What created reality can exist apart from God’s sustaining presence? None. It’s ruled out by definition. God must be in hell, sentiently present at least in sustaining the existence of the wicked in their sufferings. God could not withdrawal his presence from the wicked ABSOLUTELY without annihilating them since no creature can exist independently of God.
So for persons to exist at all in hell, God has to be present in sustaining their existence. But once we put God into the equation, you put the freedom of “Godward becoming” into the equation. Wherever God is…ALL that God is (necessarily and potentially) is there, and that includes hell, in the experience of the suffering wicked. Wherever the Spirit of the Lord is there is freedom–i.e., wherever God is, there is at least ONE possibility for becoming, namely, God-ward becoming. We are not free as beings created and sustained by God to eradicate THAT possibility.
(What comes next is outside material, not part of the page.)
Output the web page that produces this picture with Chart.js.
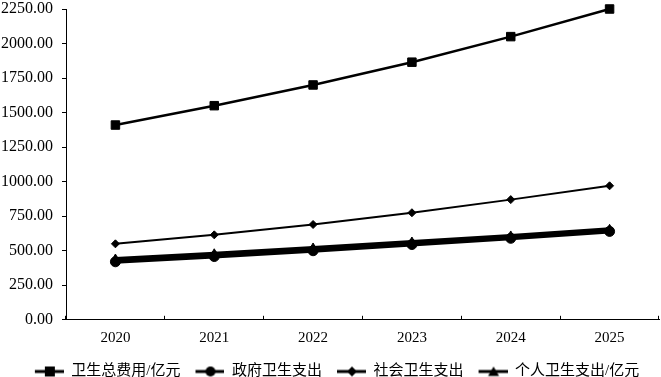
<!DOCTYPE html>
<html>
<head>
<meta charset="utf-8">
<script src="https://cdn.jsdelivr.net/npm/chart.js@4.4.1/dist/chart.umd.min.js"></script>
<style>
  html, body { margin: 0; padding: 0; background: #fff; }
  #wrap { width: 661px; height: 377px; }
</style>
</head>
<body>
<div id="wrap"><canvas id="grafica"></canvas></div>
<script>
// datos (亿元)
const anios = ['2020', '2021', '2022', '2023', '2024', '2025'];
const total = [1410, 1550, 1700, 1865, 2050, 2250];
const gobierno = [420, 458, 500, 545, 590, 640];
const social = [550, 615, 690, 775, 870, 970];
const personal = [440, 478, 520, 563, 607, 655];

const nombres = ['卫生总费用/亿元', '政府卫生支出', '社会卫生支出', '个人卫生支出/亿元'];
const marcas = ['rect', 'circle', 'rectRot', 'triangle'];
const radios = [6, 5, 4, 5];
const grosores = [2.5, 4, 2, 4];

// icono de leyenda: margen en blanco, linea y la marca en medio
function iconoLeyenda(estilo) {
  const c = document.createElement('canvas');
  c.width = 40;
  c.height = 14;
  const g = c.getContext('2d');
  g.strokeStyle = '#000';
  g.fillStyle = '#000';
  g.lineWidth = 3;
  g.beginPath();
  g.moveTo(11, 7);
  g.lineTo(40, 7);
  g.stroke();
  const cx = 26;
  g.beginPath();
  if (estilo === 'rect') {
    g.rect(cx - 5, 2, 10, 10);
  } else if (estilo === 'circle') {
    g.arc(cx, 7, 5, 0, Math.PI * 2);
  } else if (estilo === 'rectRot') {
    g.moveTo(cx, 2); g.lineTo(cx + 5, 7); g.lineTo(cx, 12); g.lineTo(cx - 5, 7);
  } else {
    g.moveTo(cx, 2); g.lineTo(cx + 5.5, 11.5); g.lineTo(cx - 5.5, 11.5);
  }
  g.closePath();
  g.fill();
  return c;
}
const iconos = marcas.map(iconoLeyenda);

const series = [total, gobierno, social, personal];

// la leyenda del original queda un poco a la derecha
const moverLeyenda = {
  id: 'moverLeyenda',
  afterLayout(chart) {
    if (chart.legend) {
      chart.legend.left += 6;
      chart.legend.right += 6;
    }
  }
};

const ctx = document.getElementById('grafica').getContext('2d');

new Chart(ctx, {
  type: 'line',
  data: {
    labels: anios,
    datasets: series.map((d, i) => ({
      label: nombres[i],
      data: d,
      borderColor: '#000',
      backgroundColor: '#000',
      borderWidth: grosores[i],
      pointStyle: marcas[i],
      pointRadius: radios[i],
      pointBorderWidth: 1,
      pointHoverRadius: radios[i],
      tension: 0,
      fill: false,
      clip: false
    }))
  },
  options: {
    responsive: true,
    maintainAspectRatio: false,
    animation: false,
    layout: { autoPadding: false, padding: { top: 0, right: 2, left: -8, bottom: -12 } },
    plugins: {
      legend: {
        position: 'bottom',
        labels: {
          usePointStyle: true,
          pointStyleWidth: 40,
          padding: 4,
          color: '#000',
          font: { family: '"Liberation Serif", "Noto Sans CJK SC", serif', size: 15 },
          generateLabels: (chart) => chart.data.datasets.map((ds, i) => ({
            text: ds.label,
            pointStyle: iconos[i],
            fillStyle: '#000',
            strokeStyle: '#000',
            lineWidth: 0,
            fontColor: '#000',
            datasetIndex: i
          }))
        }
      },
      tooltip: { enabled: false }
    },
    scales: {
      x: {
        offset: true,
        grid: {
          display: true,
          offset: true,
          drawOnChartArea: false,
          drawTicks: true,
          tickLength: -4,
          color: '#000'
        },
        border: { display: true, color: '#000', width: 1 },
        ticks: {
          color: '#000',
          padding: 14,
          font: { family: '"Liberation Serif", serif', size: 15, lineHeight: 1.08 }
        }
      },
      y: {
        min: 0,
        max: 2250,
        grid: {
          display: true,
          drawOnChartArea: false,
          drawTicks: true,
          tickLength: 4,
          color: '#000'
        },
        border: { display: true, color: '#000', width: 1 },
        ticks: {
          stepSize: 250,
          color: '#000',
          padding: 9,
          font: { family: '"Liberation Serif", serif', size: 16, lineHeight: 0 },
          callback: (v) => Number(v).toFixed(2)
        }
      }
    }
  },
  plugins: [moverLeyenda]
});
</script>
</body>
</html>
What’s irrevocable about human being is its dispositional character; more specifically, the sentient and relational capacities of human constitution for personal, relational becoming. To be human is just to be a center of experience that’s free to “become” relationally and personally. To not be THAT is to not exist as a human being. For any existing human being, sustained in existence by the presence of God, then, God remains within that being’s dispositional field of possibilities as that one reality constituting the possibility regarding which the person must be free to dispose herself so long as she exists.
2Cor. 3.17 bolsters the position. GOD can’t be in/with anything, any situation without creating for that being or situation a certain FREEDOM. We could make a case for the impossibility of an irrevocable hell entirely without the dispositional argument just on the basis of God’s presence necessarily introducing freedom to any and all non-God realities God is present to. It’s entailed in the doctrine of ‘omnipresence’.
It’s rough and needs work, and I’m rushing through it, but I trust you get the gist.